If you normally shoot RAW files, for continuous shooting it is better to stick with JPEG files. This is because JPEG files are compressed, and so smaller in filesize. So you can take more JPEG photos continuously before the camera's buffer will get filled up.

A fast memory card is also important so the photos can be written to the card and removed from the camera's buffer faster.

Subjects and composition

Sport is an emotional game, and if you can get close enough, you can capture some fantastic expressions. The joy on a player's face after scoring or the anguish at missing a shot work well, but also look for the expressions of concentration and determination that you'll see throughout the game.

Messi se lamenta
Messi se lamenta by americanistadechiapas on flickr (licensed CC-BY)

When capturing a player running or hitting a ball, compose the shot so that they have some space in front of them to run into or hit the ball into.

Ana Ivanovic - the backhand
Ana Ivanovic - the backhand by Misty on flickr (licensed CC-BY)

To get good shots of the players, unless you can sit / stand at the sidelines, you'll probably need a long zoom / telephoto lens.

If you are photographing with a DSLR, these lenses can be quite big and heavy.
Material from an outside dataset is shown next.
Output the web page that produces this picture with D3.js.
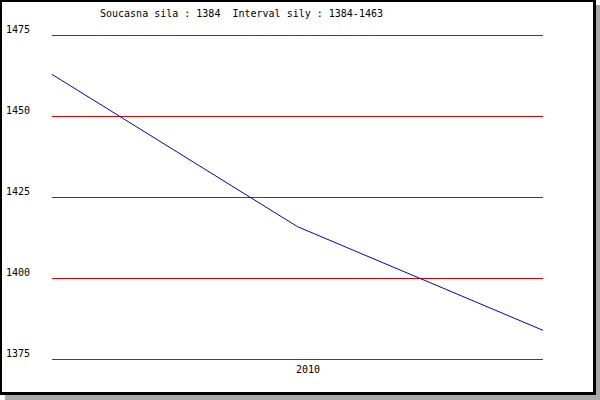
<!DOCTYPE html>
<html><head><meta charset="utf-8">
<script src="https://cdn.jsdelivr.net/npm/d3@7"></script>
<style>html,body{margin:0;padding:0;background:#fff;}svg{display:block;}</style>
</head><body>
<script>
const xValues = [0, 1, 2];
const seriesValues = [1463, 1416, 1384];
const yTicks = [1375, 1400, 1425, 1450, 1475];
const xTickValues = [1.043];
const xTickLabels = ["2010"];
const currentValue = 1384;
const intervalMin = 1384, intervalMax = 1463;

const W = 600, H = 400;
const svg = d3.select("body").append("svg").attr("width", W).attr("height", H);
const font = "'DejaVu Sans Mono', monospace";

// frame with shadow
svg.append("rect").attr("x",5).attr("y",5).attr("width",595).attr("height",395).attr("fill","#a8a8a8");
svg.append("rect").attr("x",0).attr("y",0).attr("width",596).attr("height",395).attr("fill","#000");
svg.append("rect").attr("x",2).attr("y",2).attr("width",591).attr("height",390).attr("fill","#fff");

const x = d3.scaleLinear().domain([0, 2]).range([52, 543]);
const y = d3.scaleLinear().domain([1375, 1475]).range([359.5, 35.5]);

// grid lines
svg.append("g").selectAll("line").data(yTicks).join("line")
  .attr("x1", 52).attr("x2", 543)
  .attr("y1", d => y(d)).attr("y2", d => y(d))
  .attr("stroke", "#dd0000").attr("stroke-width", 1)
  .attr("shape-rendering", "crispEdges");

// y labels
svg.append("g").selectAll("text").data(yTicks).join("text")
  .attr("x", 6).attr("y", d => y(d) - 2.5)
  .attr("font-family", font).attr("font-size", 10).attr("fill", "#000")
  .text(d => d);

// x labels
svg.append("g").selectAll("text").data(xTickValues).join("text")
  .attr("x", d => x(d)).attr("y", 373)
  .attr("text-anchor", "middle")
  .attr("font-family", font).attr("font-size", 10).attr("fill", "#000")
  .text((d, i) => xTickLabels[i]);

// series line
const line = d3.line().x((d, i) => x(xValues[i])).y(d => y(d));
svg.append("path").datum(seriesValues)
  .attr("d", line)
  .attr("fill", "none").attr("stroke", "#0000cc").attr("stroke-width", 1);

// title
svg.append("text").attr("x", 100).attr("y", 17)
  .attr("font-family", font).attr("font-size", 10).attr("fill", "#000")
  .attr("xml:space", "preserve").style("white-space", "pre")
  .text(`Soucasna sila : ${currentValue}  Interval sily : ${intervalMin}-${intervalMax}`);
</script>
</body></html>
It might be worth checking with the game organizers before you bring your large telephoto lens though, as you may find that 'professional' photography equipment is not allowed.

If it is allowed, a monopod might be a worthwhile investment if you don't already have one. This supports your camera and lens, taking much of the weight off your arms. You'll be particularly thankful for it when shooting a long match with a heavy camera / lens combo.

Freezing and blurring the action

To freeze the action you need a fast shutter speed. You can use the shutter priority shooting mode on your camera to set a specific shutter speed that you want to shoot at e.g. 1/400s.

Soccer player heading the ball action photo
Lewes v Dartford BSBS Oct 2010_0349_edited-1 by James Boyes on flickr (licensed CC-BY)

Or you can use aperture priority mode and set the aperture quite wide e.g. f/4 or f/2.8. So long as there is plenty of light, the camera will then be forced to use a fast shutter speed for the correct exposure.

Finally, you could try manual exposure to allow you to control both the shutter speed and aperture. If the whole area is evenly lit then exposures shouldn't vary too much and manual may be a good idea.

Depending on the light levels, you may need to use a high ISO setting to allow properly exposed photos with a fast shutter speed. This is particularly true when shooting indoor events such as basketball.

Don't use a fast shutter speed for all your shots though. When a player is moving parallel to your position, try using a slower shutter speed and panning with them to keep them roughly in the same place in the frame the whole time. This results in a nice photo with a blurred background while the subject is still well defined.

Rugby pass panning photo
Niva Ta'auso by Eoin Gardiner on flickr (licensed CC-BY)

With these tips you should be able to take better sports photos, as always, practice makes perfect (or at least makes you better!)